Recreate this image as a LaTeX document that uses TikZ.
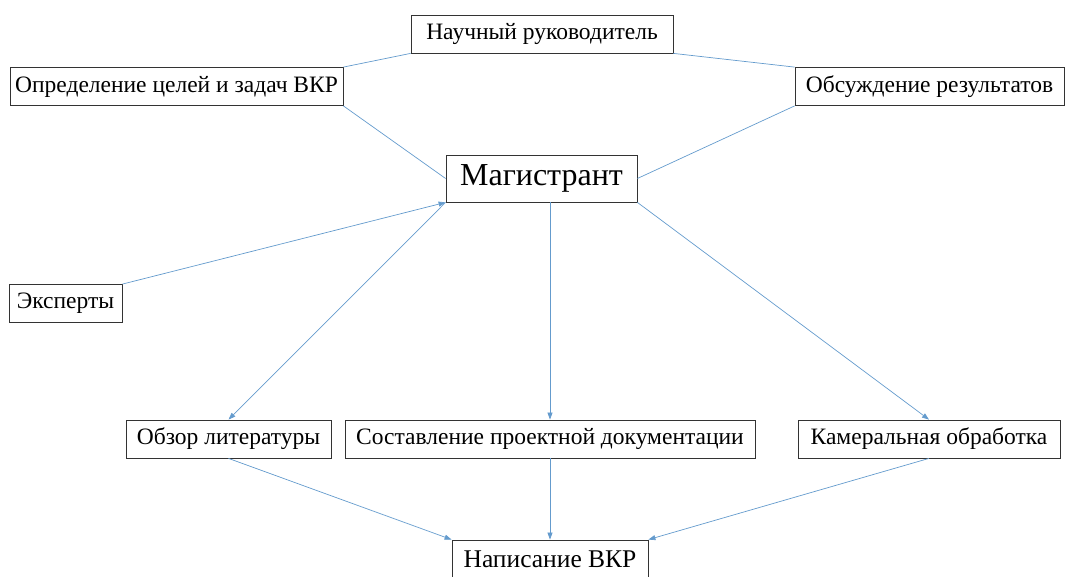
\documentclass[tikz,border=0pt]{standalone}
\usepackage{fontspec}
\setmainfont{Liberation Serif}
\usetikzlibrary{arrows.meta}
\definecolor{linkblue}{RGB}{100,155,205}
\tikzset{
  tip/.style={-{Triangle[length=7pt,width=5pt]}}
}
\begin{document}
\begin{tikzpicture}[x=1pt,y=-1pt]
        \useasboundingbox (0,0) rectangle (1066,577);

        \begin{scope}[every node/.style={draw=black!80,line width=.8pt,fill=white,inner xsep=4pt,minimum height=38pt,font=\fontsize{23.5}{26}\selectfont}]
          \node[minimum width=262pt] (ruk)  at (542,34)     {Научный руководитель};
          \node[minimum width=333pt] (cel)  at (176.5,86.5) {Определение целей и задач ВКР};
          \node[minimum width=269pt] (obs)  at (929.5,86.5) {Обсуждение результатов};
          \node[minimum width=191pt,minimum height=47pt,font=\fontsize{32}{36}\selectfont]
                (mag)  at (541.5,178.5) {Магистрант};
          \node[minimum width=113pt] (eksp) at (65.5,303.5) {Эксперты};
          \node[minimum width=205pt] (lit)  at (228.5,439)  {Обзор литературы};
          \node[minimum width=410pt] (doc)  at (550,439)    {Составление проектной документации};
          \node[minimum width=262pt] (kam)  at (929,439)    {Камеральная обработка};
          \node[minimum width=196pt,font=\fontsize{25.5}{28}\selectfont]
                (nap)  at (550,559)    {Написание ВКР};
        \end{scope}

        \begin{scope}[every edge/.style={draw=linkblue,line width=.7pt}]
          \path (ruk.south west) edge (cel.north east);
          \path (ruk.south east) edge (obs.north west);
          \path (cel.south east) edge (mag.west);
          \path (mag.east)       edge (obs.south west);
          \path (eksp.north east) edge[tip] (mag.south west);
          \path (mag.south west) edge[tip] (lit.north);
          \path (doc.north |- mag.south) edge[tip] (doc.north);
          \path (mag.south east) edge[tip] (kam.north);
          \path (lit.south) edge[tip] (nap.north west);
          \path (doc.south) edge[tip] (nap.north);
          \path (kam.south) edge[tip] (nap.north east);
        \end{scope}

      \end{tikzpicture}
\end{document}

***

Omit every picture, then repeat the remaining data exactly as it appears above.

Worked answer
Recreate this image as a LaTeX document that uses TikZ.
\documentclass[tikz,border=0pt]{standalone}
\usepackage{fontspec}
\setmainfont{Liberation Serif}
\usetikzlibrary{arrows.meta}
\definecolor{linkblue}{RGB}{100,155,205}
\tikzset{
  tip/.style={-{Triangle[length=7pt,width=5pt]}}
}
\begin{document}
\begin{tikzpicture}[x=1pt,y=-1pt]
        \useasboundingbox (0,0) rectangle (1066,577);

        \begin{scope}[every node/.style={draw=black!80,line width=.8pt,fill=white,inner xsep=4pt,minimum height=38pt,font=\fontsize{23.5}{26}\selectfont}]
          \node[minimum width=262pt] (ruk)  at (542,34)     {Научный руководитель};
          \node[minimum width=333pt] (cel)  at (176.5,86.5) {Определение целей и задач ВКР};
          \node[minimum width=269pt] (obs)  at (929.5,86.5) {Обсуждение результатов};
          \node[minimum width=191pt,minimum height=47pt,font=\fontsize{32}{36}\selectfont]
                (mag)  at (541.5,178.5) {Магистрант};
          \node[minimum width=113pt] (eksp) at (65.5,303.5) {Эксперты};
          \node[minimum width=205pt] (lit)  at (228.5,439)  {Обзор литературы};
          \node[minimum width=410pt] (doc)  at (550,439)    {Составление проектной документации};
          \node[minimum width=262pt] (kam)  at (929,439)    {Камеральная обработка};
          \node[minimum width=196pt,font=\fontsize{25.5}{28}\selectfont]
                (nap)  at (550,559)    {Написание ВКР};
        \end{scope}

        \begin{scope}[every edge/.style={draw=linkblue,line width=.7pt}]
          \path (ruk.south west) edge (cel.north east);
          \path (ruk.south east) edge (obs.north west);
          \path (cel.south east) edge (mag.west);
          \path (mag.east)       edge (obs.south west);
          \path (eksp.north east) edge[tip] (mag.south west);
          \path (mag.south west) edge[tip] (lit.north);
          \path (doc.north |- mag.south) edge[tip] (doc.north);
          \path (mag.south east) edge[tip] (kam.north);
          \path (lit.south) edge[tip] (nap.north west);
          \path (doc.south) edge[tip] (nap.north);
          \path (kam.south) edge[tip] (nap.north east);
        \end{scope}

      \end{tikzpicture}
\end{document}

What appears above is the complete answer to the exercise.